Online book clubs catching on in city

Online book clubs catching on in city

Online book clubs catching on in city

Gone are the days when libraries and book clubs held stacks of dusty books. The Internet has changed all that. As elsewhere in the world, Bengalureans too are shelving some of their reading traditions and going in for new ones. Online libraries and book clubs are catching on in the city. The young are turning to their computers or phones for reading material, and say it is more natural for them than walking up to a library or book club down the road.

The Facebook group -- 'Broke Bibliophiles - Bangalore Chapter (BBB)-- is a community which meets every month to talk about books. And it has just turned a year old.

Radhika Chauhan, who co-founded it with Abhiram, says, "It's been extremely successful, and we've had the luck of connecting with readers from all walks of life from 18-40. We got to know about so many splendid authors, particularly local ones," she says.

"Digital book clubs allow people to connect and discuss books with no geographical barriers, and there's nothing better than a community that shares the same love of reading as you do," she says.

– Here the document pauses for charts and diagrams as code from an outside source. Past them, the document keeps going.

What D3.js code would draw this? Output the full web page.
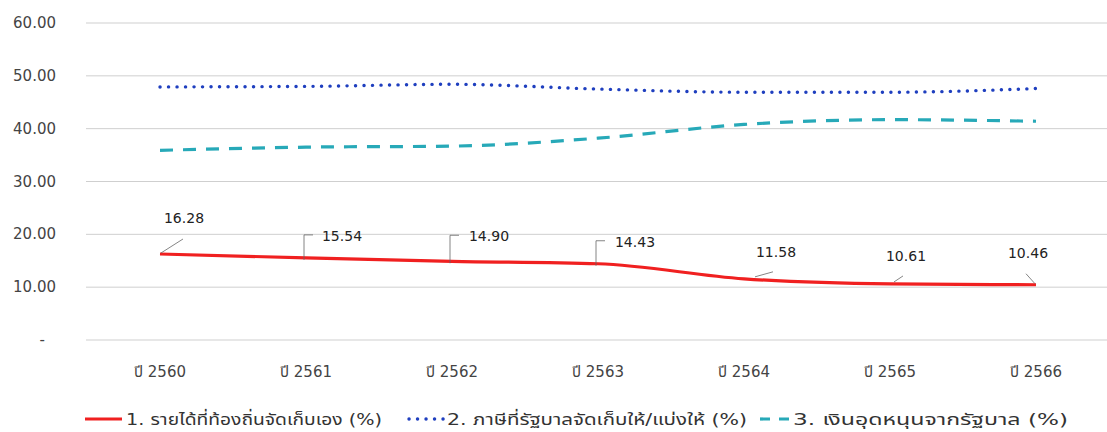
<!DOCTYPE html>
<html><head><meta charset="utf-8">
<script src="https://cdn.jsdelivr.net/npm/d3@7"></script>
<style>
body{margin:0;background:#fff;}
text{font-family:"DejaVu Sans","Noto Sans Thai","Noto Sans",sans-serif;}
</style></head>
<body><svg id="c" width="1107" height="432"></svg>
<script>
const categories = ["ปี 2560","ปี 2561","ปี 2562","ปี 2563","ปี 2564","ปี 2565","ปี 2566"];
const ownRevenue = [16.28,15.54,14.90,14.43,11.58,10.61,10.46];
const sharedTax = [47.9,48.0,48.4,47.5,46.9,46.9,47.6];
const subsidy = [35.9,36.5,36.7,38.2,40.8,41.7,41.4];
const yTicks = [0,10,20,30,40,50,60];
const seriesNames = ["1. รายได้ที่ท้องถิ่นจัดเก็บเอง (%)","2. ภาษีที่รัฐบาลจัดเก็บให้/แบ่งให้ (%)","3. เงินอุดหนุนจากรัฐบาล (%)"];

const svg = d3.select("#c");
const x = d3.scaleBand().domain(categories).range([87,1109]);
const y = d3.scaleLinear().domain([0,60]).range([340,23]);
const cx = d => x(d)+x.bandwidth()/2;

// grid
svg.append("g").selectAll("line").data(yTicks).join("line")
  .attr("x1",86).attr("x2",1107).attr("y1",d=>y(d)).attr("y2",d=>y(d))
  .attr("stroke","#cfcfcf").attr("stroke-width",1);

// y axis labels
svg.append("g").selectAll("text").data(yTicks).join("text")
  .attr("x",d=>d===0?45:56).attr("y",d=>y(d)+5)
  .attr("text-anchor","end").attr("font-size",15).attr("fill","#444")
  .text(d=>d===0?"-":d3.format(".2f")(d));

// x axis labels
svg.append("g").selectAll("text").data(categories).join("text")
  .attr("x",d=>cx(d)).attr("y",377).attr("text-anchor","middle")
  .attr("font-size",15).attr("fill","#444").text(d=>d);

const line = d3.line().x((d,i)=>cx(categories[i])).y(d=>y(d)).curve(d3.curveMonotoneX);

svg.append("path").datum(subsidy).attr("d",line).attr("fill","none")
  .attr("stroke","#27a9b8").attr("stroke-width",3.2).attr("stroke-dasharray","13,10");
svg.append("path").datum(sharedTax).attr("d",line).attr("fill","none")
  .attr("stroke","#1f3fbf").attr("stroke-width",3.4).attr("stroke-linecap","round").attr("stroke-dasharray","0.1,8.4");
svg.append("path").datum(ownRevenue).attr("d",line).attr("fill","none")
  .attr("stroke","#f02020").attr("stroke-width",3.2);

// data labels with leader lines (offsets relative to point)
const labelOff = [[24,-36],[36,-22],[37,-25],[37,-22],[32,-27],[16,-28],[-8,-32]];
const lbl = svg.append("g");
ownRevenue.forEach((v,i)=>{
  const px = cx(categories[i]), py = y(v);
  const [dx,dy] = labelOff[i];
  const tx = px+dx, ty = py+dy;
  let pts;
  if(i>=1 && i<=3) pts = [[px-2,py+2],[px-2,ty-1],[px+7,ty-1]];
  else if(i===0) pts = [[px+1,py-1],[px+23,py-15]];
  else if(i===4) pts = [[px+11,py-2],[px+29,py-7]];
  else if(i===5) pts = [[px+4,py-2],[px+13,py-8]];
  else pts = [[px-1,py-1],[px-10,py-11]];
  lbl.append("path").attr("d",d3.line()(pts)).attr("fill","none").attr("stroke","#666").attr("stroke-width",0.8);
  lbl.append("text").attr("x",tx).attr("y",ty+5).attr("text-anchor","middle")
    .attr("font-size",14).attr("fill","#222").text(d3.format(".2f")(v));
});

// legend
const lg = svg.append("g");
const ly = 419;
function legendText(xp, txt, len){
  lg.append("text").attr("x",xp).attr("y",ly+5.5).attr("font-size",16).attr("fill","#333")
    .attr("textLength",len).attr("lengthAdjust","spacingAndGlyphs").text(txt);
}
lg.append("line").attr("x1",85).attr("x2",122).attr("y1",ly).attr("y2",ly).attr("stroke","#f02020").attr("stroke-width",3.2);
legendText(126, seriesNames[0], 256);
lg.append("line").attr("x1",409).attr("x2",445).attr("y1",ly).attr("y2",ly).attr("stroke","#1f3fbf").attr("stroke-width",3.4).attr("stroke-linecap","round").attr("stroke-dasharray","0.1,8.4");
legendText(447, seriesNames[1], 300);
lg.append("line").attr("x1",760).attr("x2",793).attr("y1",ly).attr("y2",ly).attr("stroke","#27a9b8").attr("stroke-width",3.2).attr("stroke-dasharray","10,9");
legendText(793, seriesNames[2], 275);
</script></body></html>
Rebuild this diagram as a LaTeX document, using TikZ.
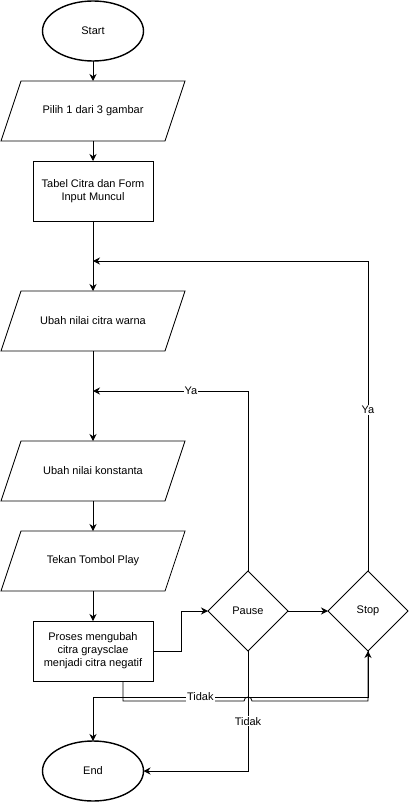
\documentclass[tikz,border=0pt]{standalone}
\usepackage{fontspec}
\setmainfont{Liberation Sans}
\usetikzlibrary{shapes.geometric,arrows.meta}
\newcommand\iobox[1]{\draw[plain] ([xshift=20pt]#1.north west) -- (#1.north east) -- ([xshift=-20pt]#1.south east) -- (#1.south west) -- cycle;}
\begin{document}
\begin{tikzpicture}[x=1pt,y=-1pt,
  base/.style={font=\fontsize{11}{13}\selectfont, align=center, inner sep=0pt, outer sep=0pt},
  term/.style={base, ellipse, draw, line width=1.4pt, minimum width=101pt, minimum height=60pt},
  proc/.style={base, rectangle, draw, line width=0.8pt, minimum width=120pt, minimum height=60pt},
  io/.style={base, rectangle, minimum width=184pt, minimum height=60pt},
  dec/.style={base, diamond, draw, line width=0.8pt, minimum width=80pt, minimum height=80pt, aspect=1},
  conn/.style={line width=0.8pt, -{Stealth[length=7pt,width=7pt]}},
  plain/.style={line width=0.8pt},
  lbl/.style={base, fill=white, inner sep=1pt}
]
\useasboundingbox (0,0) rectangle (409,802);

\node[term] (start) at (93,31) {Start};
\node[io] (pilih) at (93,111) {Pilih 1 dari 3 gambar};
\node[proc] (tabel) at (93,191) {Tabel Citra dan Form\\Input Muncul};
\coordinate (j1) at (93,261);
\node[io] (warna) at (93,321) {Ubah nilai citra warna};
\coordinate (j2) at (93,391);
\node[io] (konst) at (93,471) {Ubah nilai konstanta};
\node[io] (tekan) at (93,561) {Tekan Tombol Play};
\node[proc] (proses) at (93,651) {Proses mengubah\\citra graysclae\\menjadi citra negatif};
\node[dec] (pause) at (248,611) {Pause};
\node[dec] (stop) at (368,611) {Stop};
\node[term] (end) at (93,771) {End};

\iobox{pilih}
\iobox{warna}
\iobox{konst}
\iobox{tekan}

\draw[conn] (start) -- (pilih);
\draw[conn] (pilih) -- (tabel);
\draw[plain] (tabel) -- (j1);
\draw[conn] (j1) -- (warna);
\draw[plain] (warna) -- (j2);
\draw[conn] (j2) -- (konst);
\draw[conn] (konst) -- (tekan);
\draw[conn] (tekan) -- (proses);
\draw[conn] (proses.east) -- ++(28,0) |- (pause.west);
\draw[conn] (pause) -- (stop);
\draw[conn] (pause.north) |- node[lbl, pos=0.684] {Ya} (j2);
\draw[conn] (stop.north) |- node[lbl, pos=0.26] {Ya} (j1);
\draw[conn] ([xshift=30pt]proses.south) |- (244,701) arc(180:360:4) -| (stop.south);
\draw[conn] (stop.south) -- (368,697) -| node[lbl, pos=0.305] {Tidak} (end.north);
\draw[conn] (pause.south) |- node[lbl, pos=0.292] {Tidak} (end.east);
\end{tikzpicture}
\end{document}
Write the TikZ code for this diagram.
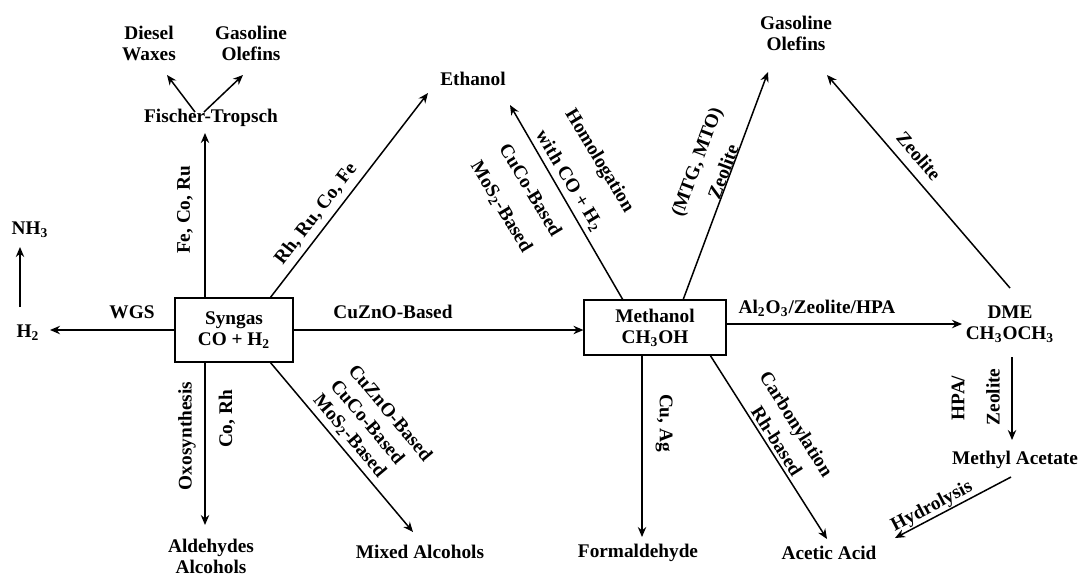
\documentclass[tikz,border=0pt]{standalone}
\usepackage{fontspec}
\setmainfont{Liberation Serif}
\usetikzlibrary{arrows.meta}
\begin{document}
\begin{tikzpicture}[x=0.5pt,y=-0.5pt,
  every node/.style={font=\fontsize{9.65}{10.5}\selectfont\bfseries, inner sep=1pt, align=center},
  box/.style={draw, line width=0.55pt},
  arr/.style={line width=0.75pt, -{Stealth[length=5pt,width=4.2pt]}}]
\useasboundingbox (0,0) rectangle (1080,575);

% boxes
\node[box, minimum width=59pt, minimum height=32pt] (syn) at (234,330) {Syngas\\CO + H\textsubscript{2}};
\node[box, minimum width=71pt, minimum height=27.5pt] (meth) at (655,327.5) {Methanol\\CH\textsubscript{3}OH};

% product nodes
\node (diesel) at (149,43) {Diesel\\Waxes};
\node (gas1) at (251,43) {Gasoline\\Olefins};
\node (ft) at (211,118) {Fischer-Tropsch};
\node (eth) at (473,79) {Ethanol};
\node (gas2) at (796,33) {Gasoline\\Olefins};
\node (nh3) at (30,230) {NH\textsubscript{3}};
\node (h2) at (28,333) {H\textsubscript{2}};
\node (dme) at (1010,324) {DME\\CH\textsubscript{3}OCH\textsubscript{3}};
\node (macet) at (1015,460) {Methyl Acetate};
\node (acet) at (829,553) {Acetic Acid};
\node (form) at (638,553) {Formaldehyde};
\node (mixed) at (420,552) {Mixed Alcohols};
\node (ald) at (211,556) {Aldehydes\\Alcohols};

% connector end points
\coordinate (synN) at (205,298);
\coordinate (ftS) at (205,133);
\coordinate (ftL) at (195,112);
\coordinate (dieselS) at (167,75);
\coordinate (ftR) at (204,112);
\coordinate (gas1S) at (243,75);
\coordinate (h2N) at (20,307);
\coordinate (nh3S) at (20,247);
\coordinate (h2E) at (50,330);
\coordinate (synNE) at (270,298);
\coordinate (ethSW) at (428,93);
\coordinate (methNW) at (623,300);
\coordinate (ethSE) at (510,105);
\coordinate (methNE) at (683,300);
\coordinate (gas2SW) at (768,72);
\coordinate (methE) at (727,324);
\coordinate (dmeW) at (962,324);
\coordinate (dmeN) at (1010,288);
\coordinate (gas2SE) at (827,75);
\coordinate (dmeS) at (1012,357);
\coordinate (macetN) at (1012,440);
\coordinate (macetS) at (1011,477);
\coordinate (acetE) at (895,538);
\coordinate (methSE) at (710,355);
\coordinate (acetN) at (827,539);
\coordinate (methS) at (642,355);
\coordinate (formN) at (642,537);
\coordinate (synSE) at (270,362);
\coordinate (mixedN) at (413,532);
\coordinate (synS) at (205,362);
\coordinate (aldN) at (205,525);

% connectors
\draw[arr] (synN) -- (ftS);
\draw[arr] (ftL) -- (dieselS);
\draw[arr] (ftR) -- (gas1S);
\draw[arr] (h2N) -- (nh3S);
\draw[arr] (syn.west) -- (h2E);
\draw[arr] (synNE) -- (ethSW);
\draw[arr] (syn.east) -- (syn.east -| meth.west);
\draw[arr] (methNW) -- (ethSE);
\draw[arr] (methNE) -- (gas2SW);
\draw[arr] (methE) -- (dmeW);
\draw[arr] (dmeN) -- (gas2SE);
\draw[arr] (dmeS) -- (macetN);
\draw[arr] (macetS) -- (acetE);
\draw[arr] (methSE) -- (acetN);
\draw[arr] (methS) -- (formN);
\draw[arr] (synSE) -- (mixedN);
\draw[arr] (synS) -- (aldN);

% labels
\node (lwgs) at (132,312) {WGS};
\node (lcuzno) at (393,312) {CuZnO-Based};
\node (lal) at (817,308) {Al\textsubscript{2}O\textsubscript{3}/Zeolite/HPA};
\node[rotate=90] (lfe) at (185,210) {Fe, Co, Ru};
\node[rotate=52.4] (lrh) at (316,214) {Rh, Ru, Co, Fe};
\node[rotate=-59] (lhom) at (599,161) {Homologation};
\node[rotate=-59] (lwith) at (569,181) {with CO + H\textsubscript{2}};
\node[rotate=-59] (lcuco1) at (531,190) {CuCo-Based};
\node[rotate=-59] (lmos1) at (501,207) {MoS\textsubscript{2}-Based};
\node[rotate=69.6] (lmtg) at (698,162) {(MTG, MTO)};
\node[rotate=69.6] (lzeo1) at (723,172) {Zeolite};
\node[rotate=-49.3] (lzeo2) at (919,156) {Zeolite};
\node[rotate=90] (lhpa) at (958,398) {HPA/};
\node[rotate=90] (lzeo3) at (993,397) {Zeolite};
\node[rotate=27.7] (lhyd) at (932,507) {Hydrolysis};
\node[rotate=-57.5] (lcarb) at (795,425) {Carbonylation};
\node[rotate=-57.5] (lrhb) at (777,441) {Rh-based};
\node[rotate=-90] (lcuag) at (664,423) {Cu, Ag};
\node[rotate=-50, anchor=west] (lcuzno2) at (351,365) {CuZnO-Based};
\node[rotate=-50, anchor=west] (lcuco2) at (333,380) {CuCo-Based};
\node[rotate=-50, anchor=west] (lmos2) at (315,395) {MoS\textsubscript{2}-Based};
\node[rotate=90] (loxo) at (187,436) {Oxosynthesis};
\node[rotate=90] (lcorh) at (227,419) {Co, Rh};
\end{tikzpicture}
\end{document}
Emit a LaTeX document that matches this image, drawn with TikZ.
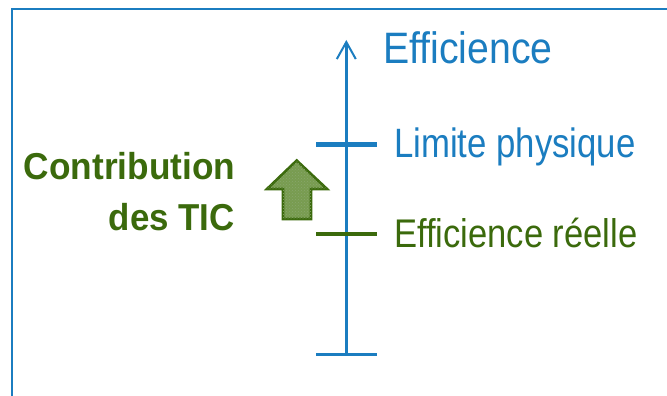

Members meet once a month over coffee to discuss books they have read. Online book discussions and reviews are also part of the activities. These clubs also serve deals on books available online. So viola, you can browse titles or discuss books while you relax on your couch.

"We started an online group 'The Reading Racoons Library' to introduce children to literature as most parents don't know what they want their children to read," says Tanushree Singh, its founder. She then started the 'Senior Reading Racoons' and the response was tremendous. The community is international. People connect because of the group and take part in activities. Offline, we also have a crowdsourced library," she says.

"Whenever new people come in, they have no idea these books are available on our site. Also, people exchange books offline. There are also activities people take up by themselves. The digital revolution has made all this possible,'' she says.

Online book clubs bring people together, and help them form and express opinions. "In a world obsessed with instant social media gratification, it is refreshing to have a community which likes to sit back and read. Needless to say, it has developed into a family, and ironically enough, it is one brought together by the digital revolution," Radhika adds.


How they work

Broke Bibliophiles Bangalore:
You become a member by joining their Facebook group. They usually plan the meet-ups on either the second or third weekend of every month. Once the date, venue and time is decided, they create an event on the page and share details.

Senior Reading Raccoons:
You send a request and answer questions about yourself and your preferences.